* Begin Data shown *

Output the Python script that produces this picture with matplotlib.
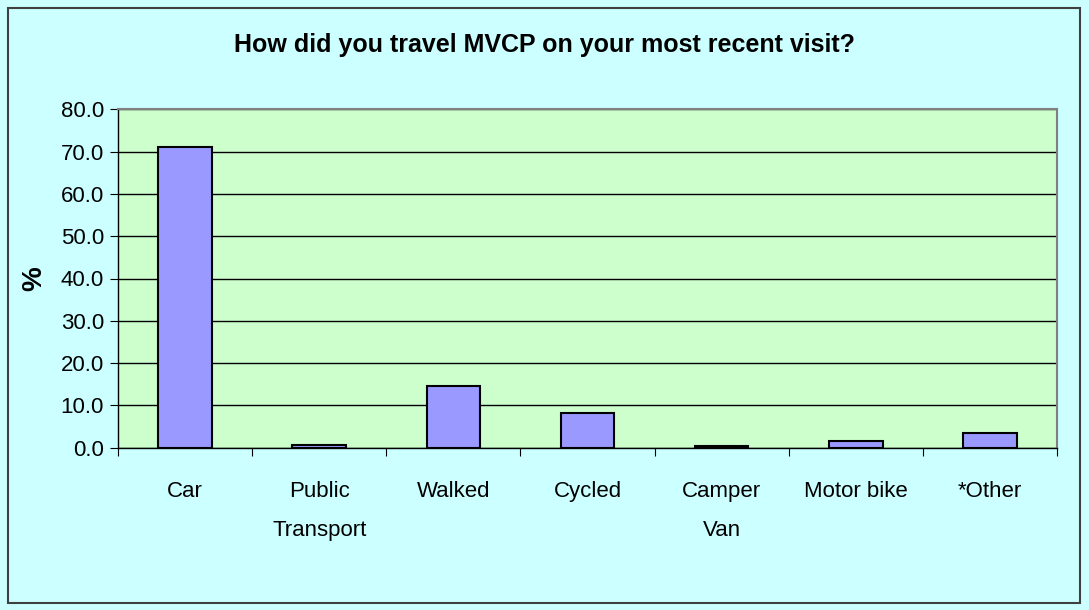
import numpy as np
from matplotlib import pyplot as plt
from matplotlib.patches import Rectangle
from matplotlib.ticker import FormatStrFormatter

# Survey answers (percent)
modes = ["Car", "Public\nTransport", "Walked", "Cycled", "Camper\nVan", "Motor bike", "*Other"]
percent = [71.1, 0.6, 14.7, 8.1, 0.5, 1.7, 3.5]

plt.rcParams['font.family'] = ['Liberation Sans', 'DejaVu Sans']

fig = plt.figure(figsize=(10.89, 6.10), dpi=100)
fig.patch.set_facecolor('#CCFFFF')
fig.patches.append(Rectangle((8/1089, 7/610), 1072/1089, 595/610, transform=fig.transFigure,
                             fill=False, edgecolor='#404040', linewidth=1.5))

ax = fig.add_axes([118/1089, 1-447.7/610, 939/1089, 338.4/610])
ax.set_facecolor('#CCFFCC')

x = np.arange(len(modes))
ax.bar(x, percent, width=0.4, color='#9999FF', edgecolor='black', linewidth=1.5, zorder=3)

ax.set_xlim(-0.5, len(modes)-0.5)
ax.set_ylim(0, 80)
ax.set_yticks(np.arange(0, 81, 10))
ax.yaxis.set_major_formatter(FormatStrFormatter('%.1f'))
ax.grid(axis='y', color='black', linewidth=1, zorder=1)

# ticks at category boundaries, labels at centres
ax.set_xticks(np.arange(-0.5, len(modes), 1.0))
ax.set_xticklabels([])
ax.set_xticks(x, minor=True)
ax.set_xticklabels(modes, minor=True, fontsize=16, linespacing=2.1, va='top')
ax.tick_params(axis='x', which='minor', length=0, pad=24)
ax.tick_params(axis='x', which='major', length=6, direction='out', color='black')
ax.tick_params(axis='y', length=6, direction='out', labelsize=16, pad=4)

for s in ['top', 'right']:
    ax.spines[s].set_color('#808080')
    ax.spines[s].set_linewidth(1.5)
for s in ['left', 'bottom']:
    ax.spines[s].set_color('black')
    ax.spines[s].set_linewidth(1)

ax.set_ylabel('%', fontsize=20, fontweight='bold')
ax.yaxis.set_label_coords(-71/939, 0.5)
fig.text(0.5, 1-45/610, 'How did you travel MVCP on your most recent visit?',
         ha='center', va='center', fontsize=18, fontweight='bold')

fig.savefig('out.png', dpi=100, facecolor=fig.get_facecolor())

* End Data shown *

» **What the task requires**
Set down the material exactly, every line of it, except for the pictures.

» **Response**
Output the Python script that produces this picture with matplotlib.
import numpy as np
from matplotlib import pyplot as plt
from matplotlib.patches import Rectangle
from matplotlib.ticker import FormatStrFormatter

# Survey answers (percent)
modes = ["Car", "Public\nTransport", "Walked", "Cycled", "Camper\nVan", "Motor bike", "*Other"]
percent = [71.1, 0.6, 14.7, 8.1, 0.5, 1.7, 3.5]

plt.rcParams['font.family'] = ['Liberation Sans', 'DejaVu Sans']

fig = plt.figure(figsize=(10.89, 6.10), dpi=100)
fig.patch.set_facecolor('#CCFFFF')
fig.patches.append(Rectangle((8/1089, 7/610), 1072/1089, 595/610, transform=fig.transFigure,
                             fill=False, edgecolor='#404040', linewidth=1.5))

ax = fig.add_axes([118/1089, 1-447.7/610, 939/1089, 338.4/610])
ax.set_facecolor('#CCFFCC')

x = np.arange(len(modes))
ax.bar(x, percent, width=0.4, color='#9999FF', edgecolor='black', linewidth=1.5, zorder=3)

ax.set_xlim(-0.5, len(modes)-0.5)
ax.set_ylim(0, 80)
ax.set_yticks(np.arange(0, 81, 10))
ax.yaxis.set_major_formatter(FormatStrFormatter('%.1f'))
ax.grid(axis='y', color='black', linewidth=1, zorder=1)

# ticks at category boundaries, labels at centres
ax.set_xticks(np.arange(-0.5, len(modes), 1.0))
ax.set_xticklabels([])
ax.set_xticks(x, minor=True)
ax.set_xticklabels(modes, minor=True, fontsize=16, linespacing=2.1, va='top')
ax.tick_params(axis='x', which='minor', length=0, pad=24)
ax.tick_params(axis='x', which='major', length=6, direction='out', color='black')
ax.tick_params(axis='y', length=6, direction='out', labelsize=16, pad=4)

for s in ['top', 'right']:
    ax.spines[s].set_color('#808080')
    ax.spines[s].set_linewidth(1.5)
for s in ['left', 'bottom']:
    ax.spines[s].set_color('black')
    ax.spines[s].set_linewidth(1)

ax.set_ylabel('%', fontsize=20, fontweight='bold')
ax.yaxis.set_label_coords(-71/939, 0.5)
fig.text(0.5, 1-45/610, 'How did you travel MVCP on your most recent visit?',
         ha='center', va='center', fontsize=18, fontweight='bold')

fig.savefig('out.png', dpi=100, facecolor=fig.get_facecolor())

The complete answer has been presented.